Isomorphism between $Z(x_1^2-x_0x_2) \subseteq \mathbb{P}^2$ and $\mathbb{P}^1$

Question

I want to show that if I have morphism $\varphi_0 : C_0 \rightarrow \mathbb{P}^1, \varphi_0([a_0:a_1:a_2])=[a_0:a_1]$ then I can extend it to be an isomorphism $\varphi : C:=Z(x_1^2-x_0x_2) \rightarrow \mathbb{P}^1, C \subseteq \mathbb{P}^2$ with $C_0:=\{ [a_0:a_1:a_2] \in C | a_0 \neq 0 \}$. My idea is, since in $C$ we have $\frac{x_1}{x_0}=\frac{x_2}{x_1}$, we define for $a_0=0, \varphi([a_0:a_1:a_2])=[a_1:a_2]$, that is, $\varphi([0:0:1])=[0:1]$ since $a_0=0$ implies $a_1=0$. Is this the correct extension? If so, how can I show it is an isomorphism?

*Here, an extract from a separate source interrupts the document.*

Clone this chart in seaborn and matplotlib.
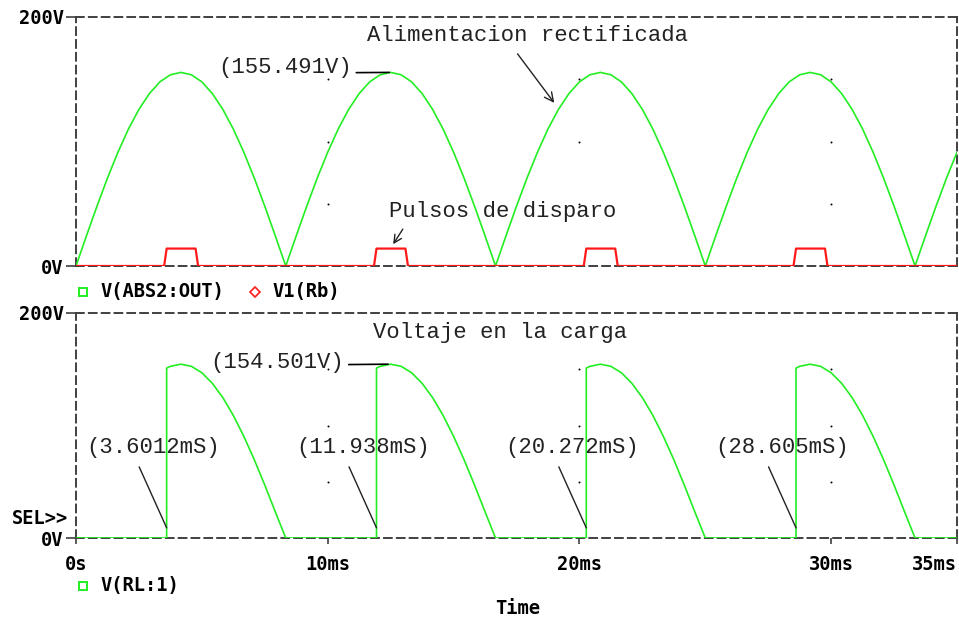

Thank you.

Answer 1

Given $[a_1:a_2] \in \mathbb P^1$, plug into the equation of $C$: you get $a_1^2 - x_0a_2$, so the unique point mapping to $[a_1:a_2]$ is $[a_1^2/a_2:a_1:a_2] = [a_1^2:a_1a_2:a_2^2]$. Thus $\varphi$ is a bijective morphism between smooth curves which is enough to conclude that it is an isomorphism, or you can explicitly check that $[a_1:a_2] \mapsto [a_1^2:a_1a_2:a_2^2]$ is the inverse map.